En este recuadro no se ha evitado mencionar -más bien se ha citado con frecuencia- una máxima de Adam Smith, tenido por el padre de la economía moderna: "No es de la benevolencia del carnicero, cervecero o panadero de donde obtendremos nuestra cena, sino de su preocupación por su propio interés". El padre del economista escocés murió apenas al haber nacido él, aunque su madre vivió noventa años, una longevidad inaudita en el siglo XVIII. Está por hacer una teoría sobre si los hijos de viuda o madre abandonada tienen rasgos singulares que basculan entre la necesidad que impone -o imponía- la orfandad y la crianza en un entorno femenino, o, si queremos, en ausencia de padre. Puede que de ello haya algo distintivo, de forma que -quizá- la combinación de historia, naturaleza humana, bondad moral y economía esencial que Adam Smith reflejó en su obra magna (Una investigación sobre la naturaleza y las causas de la riqueza de las naciones) tenga una cierta inspiración privada de la autoridad masculina que, en aquel entonces, era soberana, hasta el punto de que una viuda fuera un proyecto de precariedad económica y social. Pero también, reivindico con criterio propio, una fuente de sensibilidad y sentido común. Sobre la dureza -material- sobrevenida por la muerte del padre cabe traer a colación a Jane Austen, también del XVIII, que escribió Sentido y sensibilidad, a partir de la cual Ang Lee hizo una deliciosa película (aunque las Dashwood eran todas mujeres).

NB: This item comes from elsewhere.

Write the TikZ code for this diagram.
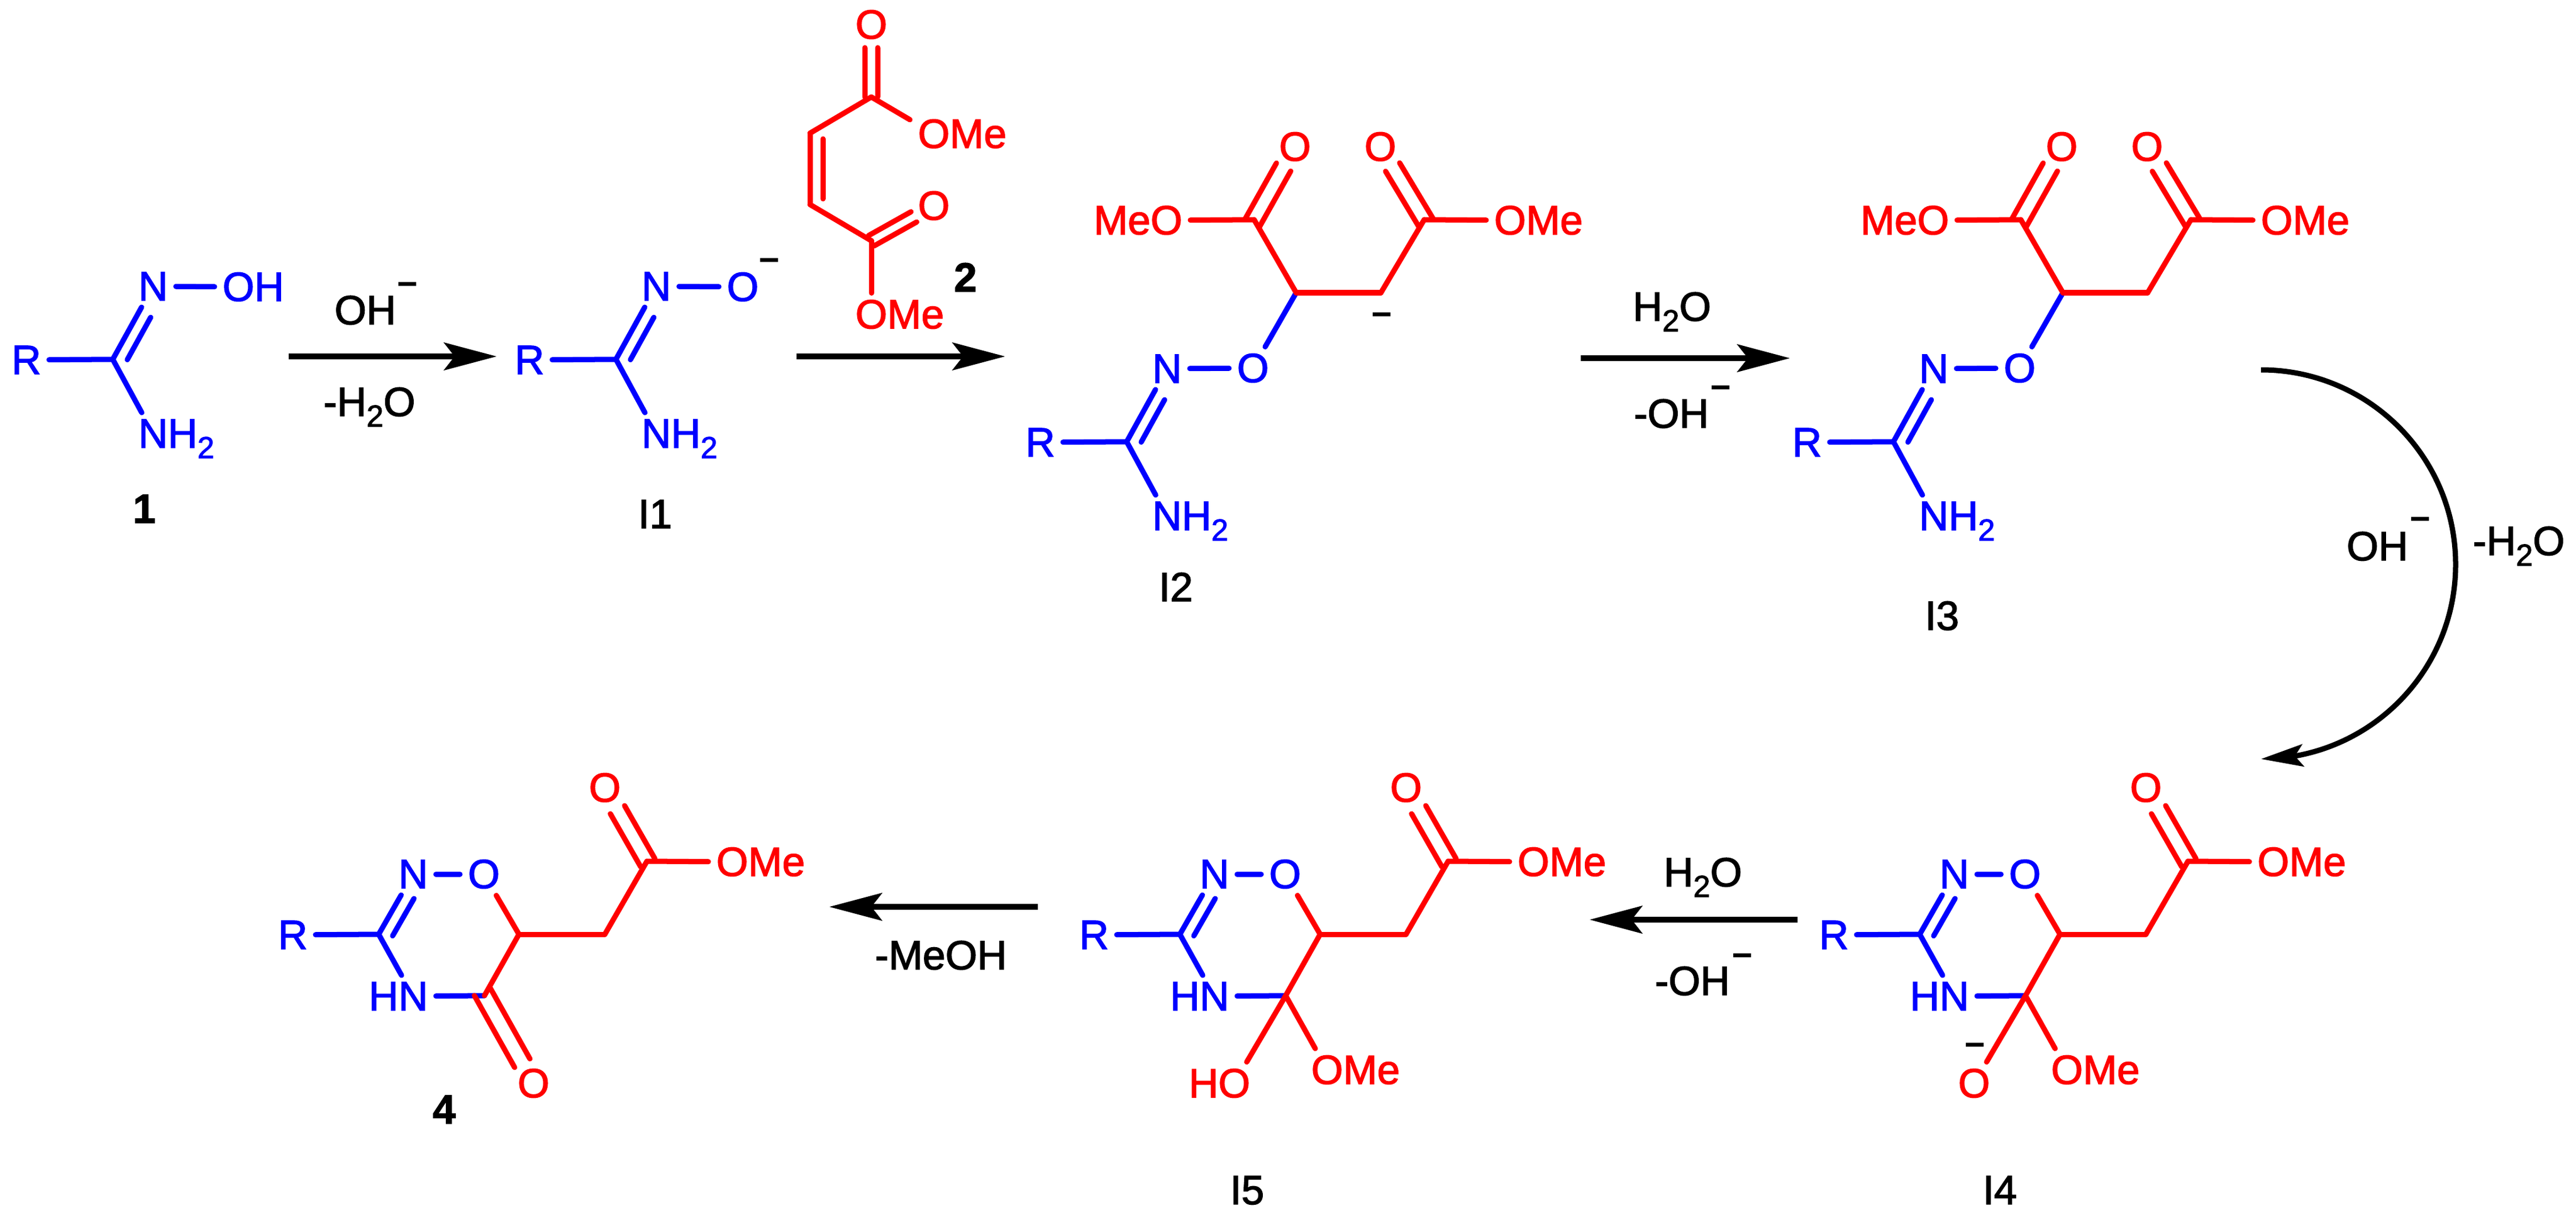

"Ya es machacona la censura al rico, cuando deberíamos aumentarlos. Los pueblos que producen riquezas pueden hacer partícipes de ellas a muchos semejantes. Ricos sin soberbia, que administren bien, que ganen dinero y lo sigan empleando, que tributen". Permitan que traiga aquí esta frase del libro Una vida, de Salvador Rus López, y pido este tímido permiso porque él es mi abuelo y el de unas pocas de docenas más de nietos, un hombre hecho a sí mismo de la mano de sus hermanos, y, me da a mí, de la madre. Dejando ahora la devoción a un lado, debemos en esta tierra abandonar el complejo casi crónico de señalar a quien prospera. Y, por lo mismo, aplaudir a quienes con decencia, contradicción, propósito y una abnegación más propia de protestantes que de católicos proveen a su entorno de empleo, futuro y, a la postre, cultura. Quien, como empresario, no lleva en su interior y en su acción la bonhomía y el respeto por sus trabajadores y la comunidad en la que obtiene sus réditos no conviene a la riqueza de las naciones. El interés propio es natural, es fundamental. Mas no sólo eso.